_LISTED ENTRIES_:
<<<<
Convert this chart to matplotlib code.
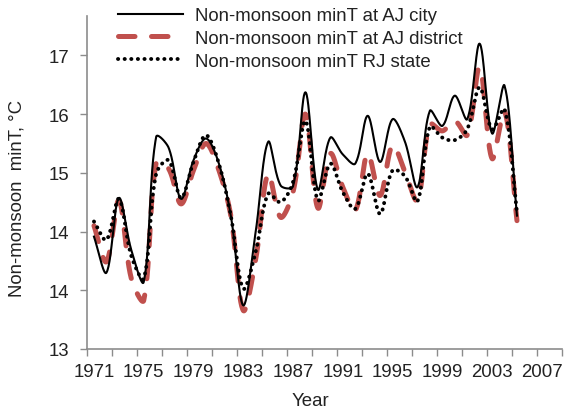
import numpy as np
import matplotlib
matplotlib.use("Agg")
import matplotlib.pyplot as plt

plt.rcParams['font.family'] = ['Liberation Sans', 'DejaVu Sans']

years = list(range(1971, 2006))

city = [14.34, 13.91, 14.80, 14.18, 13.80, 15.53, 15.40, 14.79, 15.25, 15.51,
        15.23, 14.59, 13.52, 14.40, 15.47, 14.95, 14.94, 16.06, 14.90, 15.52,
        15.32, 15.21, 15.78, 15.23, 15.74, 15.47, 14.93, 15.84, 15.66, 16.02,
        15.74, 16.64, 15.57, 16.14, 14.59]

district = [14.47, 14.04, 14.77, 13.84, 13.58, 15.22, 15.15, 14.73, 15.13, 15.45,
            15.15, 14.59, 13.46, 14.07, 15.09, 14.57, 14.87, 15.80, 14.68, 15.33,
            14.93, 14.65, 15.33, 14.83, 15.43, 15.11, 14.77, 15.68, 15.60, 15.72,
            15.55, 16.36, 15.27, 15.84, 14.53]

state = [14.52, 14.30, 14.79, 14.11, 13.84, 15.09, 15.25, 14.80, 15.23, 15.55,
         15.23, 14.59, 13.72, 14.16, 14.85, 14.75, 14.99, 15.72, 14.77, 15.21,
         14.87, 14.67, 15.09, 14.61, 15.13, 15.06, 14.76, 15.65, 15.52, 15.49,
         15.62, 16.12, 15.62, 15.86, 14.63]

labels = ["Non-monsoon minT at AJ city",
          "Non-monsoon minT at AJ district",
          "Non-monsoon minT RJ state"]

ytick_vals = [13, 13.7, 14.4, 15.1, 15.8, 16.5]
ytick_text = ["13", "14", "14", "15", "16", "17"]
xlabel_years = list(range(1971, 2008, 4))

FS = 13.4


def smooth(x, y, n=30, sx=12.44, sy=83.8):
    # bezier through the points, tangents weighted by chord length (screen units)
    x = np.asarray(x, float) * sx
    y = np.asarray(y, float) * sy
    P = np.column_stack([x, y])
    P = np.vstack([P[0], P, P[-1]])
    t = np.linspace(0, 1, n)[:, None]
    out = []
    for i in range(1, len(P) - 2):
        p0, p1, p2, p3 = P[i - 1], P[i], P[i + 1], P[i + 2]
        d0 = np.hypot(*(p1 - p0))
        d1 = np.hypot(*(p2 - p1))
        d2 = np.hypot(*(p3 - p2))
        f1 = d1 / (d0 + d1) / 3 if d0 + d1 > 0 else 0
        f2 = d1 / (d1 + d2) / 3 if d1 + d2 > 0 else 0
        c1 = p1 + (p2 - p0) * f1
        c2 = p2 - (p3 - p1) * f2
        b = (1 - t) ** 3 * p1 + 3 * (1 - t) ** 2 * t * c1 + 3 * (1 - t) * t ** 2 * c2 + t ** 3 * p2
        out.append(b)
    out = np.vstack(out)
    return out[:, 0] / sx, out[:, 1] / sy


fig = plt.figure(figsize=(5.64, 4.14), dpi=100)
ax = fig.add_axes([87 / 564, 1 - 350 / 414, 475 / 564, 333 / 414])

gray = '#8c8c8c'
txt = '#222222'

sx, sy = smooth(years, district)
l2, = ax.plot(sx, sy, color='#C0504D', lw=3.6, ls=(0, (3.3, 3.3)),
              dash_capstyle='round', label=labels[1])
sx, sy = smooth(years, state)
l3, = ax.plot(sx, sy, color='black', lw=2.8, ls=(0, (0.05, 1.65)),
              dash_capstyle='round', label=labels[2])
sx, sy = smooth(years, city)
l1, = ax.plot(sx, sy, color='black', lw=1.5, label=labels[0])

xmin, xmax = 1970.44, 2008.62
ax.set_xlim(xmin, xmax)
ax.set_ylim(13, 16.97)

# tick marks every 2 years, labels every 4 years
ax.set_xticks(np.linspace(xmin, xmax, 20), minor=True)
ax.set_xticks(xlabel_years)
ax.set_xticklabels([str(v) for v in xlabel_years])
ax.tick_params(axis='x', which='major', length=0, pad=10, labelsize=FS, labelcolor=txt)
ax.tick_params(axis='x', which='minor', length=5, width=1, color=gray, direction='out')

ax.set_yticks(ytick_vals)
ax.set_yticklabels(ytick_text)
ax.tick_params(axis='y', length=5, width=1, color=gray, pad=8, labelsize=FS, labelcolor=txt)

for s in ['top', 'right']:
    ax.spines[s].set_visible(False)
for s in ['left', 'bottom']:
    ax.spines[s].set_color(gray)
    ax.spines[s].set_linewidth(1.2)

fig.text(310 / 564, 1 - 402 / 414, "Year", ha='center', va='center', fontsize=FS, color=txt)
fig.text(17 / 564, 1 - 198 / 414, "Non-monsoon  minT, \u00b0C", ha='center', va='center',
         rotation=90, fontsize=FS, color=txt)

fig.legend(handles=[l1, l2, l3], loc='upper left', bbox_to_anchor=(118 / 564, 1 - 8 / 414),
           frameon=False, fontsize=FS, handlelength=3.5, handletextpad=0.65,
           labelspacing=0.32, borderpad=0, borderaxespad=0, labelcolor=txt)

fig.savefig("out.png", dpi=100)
>>>>
<<<<
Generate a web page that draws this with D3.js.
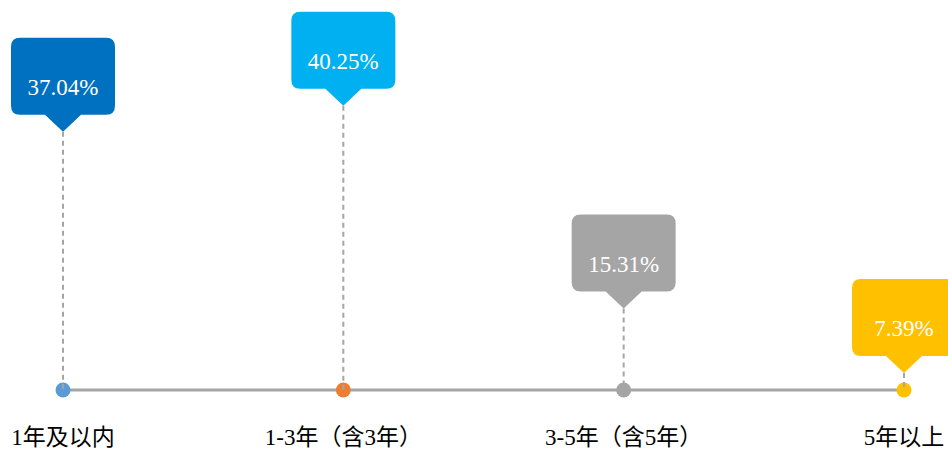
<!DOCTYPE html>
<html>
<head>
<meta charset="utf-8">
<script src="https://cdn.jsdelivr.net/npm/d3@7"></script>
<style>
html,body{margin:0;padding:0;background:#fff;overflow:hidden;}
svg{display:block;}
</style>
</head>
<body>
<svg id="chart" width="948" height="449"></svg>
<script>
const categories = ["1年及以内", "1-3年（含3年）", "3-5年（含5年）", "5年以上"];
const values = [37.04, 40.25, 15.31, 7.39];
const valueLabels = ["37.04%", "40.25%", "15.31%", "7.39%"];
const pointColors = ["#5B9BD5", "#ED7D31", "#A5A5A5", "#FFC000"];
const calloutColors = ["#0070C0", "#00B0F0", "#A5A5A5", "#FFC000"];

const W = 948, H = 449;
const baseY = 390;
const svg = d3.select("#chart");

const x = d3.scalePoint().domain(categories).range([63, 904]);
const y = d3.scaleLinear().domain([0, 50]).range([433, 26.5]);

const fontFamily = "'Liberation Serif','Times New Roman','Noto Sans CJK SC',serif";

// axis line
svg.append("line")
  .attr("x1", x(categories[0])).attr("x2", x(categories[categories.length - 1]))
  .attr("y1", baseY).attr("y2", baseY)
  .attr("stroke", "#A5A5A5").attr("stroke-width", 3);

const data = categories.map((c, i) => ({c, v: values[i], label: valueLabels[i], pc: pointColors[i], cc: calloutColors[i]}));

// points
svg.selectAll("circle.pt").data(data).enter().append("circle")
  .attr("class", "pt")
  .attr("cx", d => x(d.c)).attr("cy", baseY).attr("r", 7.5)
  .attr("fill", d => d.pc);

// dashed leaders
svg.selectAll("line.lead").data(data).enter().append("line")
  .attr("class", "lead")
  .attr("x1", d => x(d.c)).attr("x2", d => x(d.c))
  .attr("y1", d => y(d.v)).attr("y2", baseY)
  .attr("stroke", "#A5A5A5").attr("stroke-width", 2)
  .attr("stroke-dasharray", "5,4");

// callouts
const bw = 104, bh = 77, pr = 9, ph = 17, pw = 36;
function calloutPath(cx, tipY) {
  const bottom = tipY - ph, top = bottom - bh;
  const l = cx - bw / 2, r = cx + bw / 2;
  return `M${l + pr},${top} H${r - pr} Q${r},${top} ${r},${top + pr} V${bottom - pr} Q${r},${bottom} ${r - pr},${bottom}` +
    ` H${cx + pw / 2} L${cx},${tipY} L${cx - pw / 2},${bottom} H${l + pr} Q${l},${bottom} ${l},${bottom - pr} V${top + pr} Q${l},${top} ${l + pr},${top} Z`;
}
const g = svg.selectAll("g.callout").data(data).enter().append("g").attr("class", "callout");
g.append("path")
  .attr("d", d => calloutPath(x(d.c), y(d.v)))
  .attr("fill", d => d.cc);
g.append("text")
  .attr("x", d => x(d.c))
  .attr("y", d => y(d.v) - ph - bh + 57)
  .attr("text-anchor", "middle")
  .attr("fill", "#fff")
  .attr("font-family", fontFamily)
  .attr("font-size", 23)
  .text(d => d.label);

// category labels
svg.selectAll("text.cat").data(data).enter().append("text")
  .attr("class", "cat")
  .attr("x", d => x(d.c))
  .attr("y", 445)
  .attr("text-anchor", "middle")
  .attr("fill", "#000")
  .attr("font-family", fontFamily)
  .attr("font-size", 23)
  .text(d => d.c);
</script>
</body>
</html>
>>>>
<<<<
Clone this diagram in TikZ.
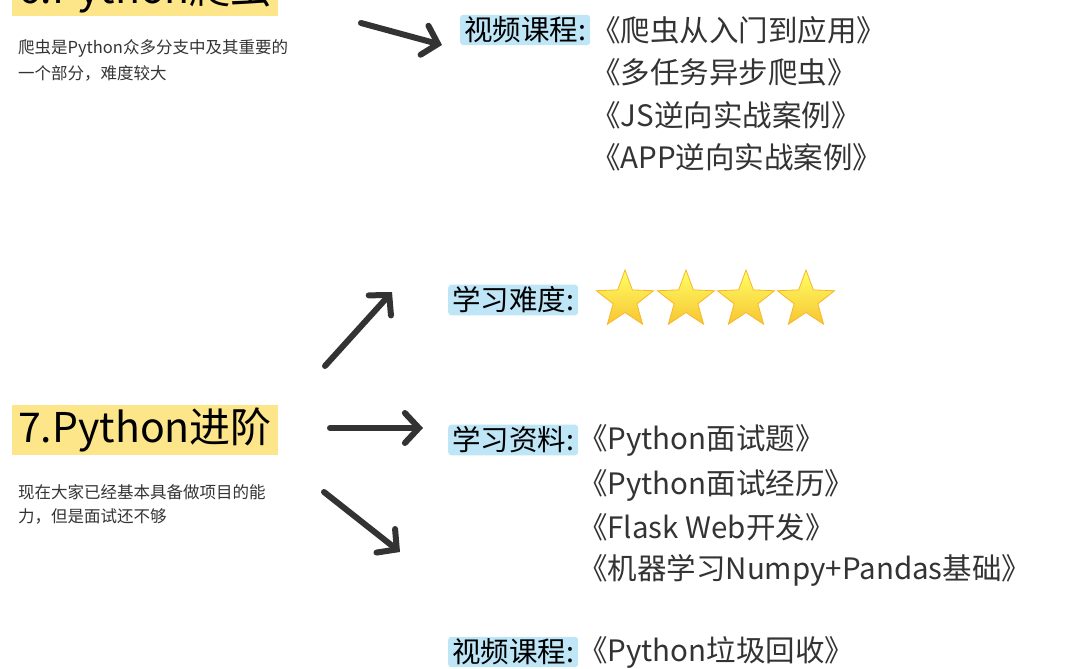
>>>>
_TASK OBJECTIVE_: Go back to the listing above and reproduce, exactly, the stretch from the line bearing "Convert this chart to matplotlib code." through the line bearing "years = list(range(1971, 2006))", without its pictures.

_REPLY_:
Convert this chart to matplotlib code.
import numpy as np
import matplotlib
matplotlib.use("Agg")
import matplotlib.pyplot as plt

plt.rcParams['font.family'] = ['Liberation Sans', 'DejaVu Sans']

years = list(range(1971, 2006))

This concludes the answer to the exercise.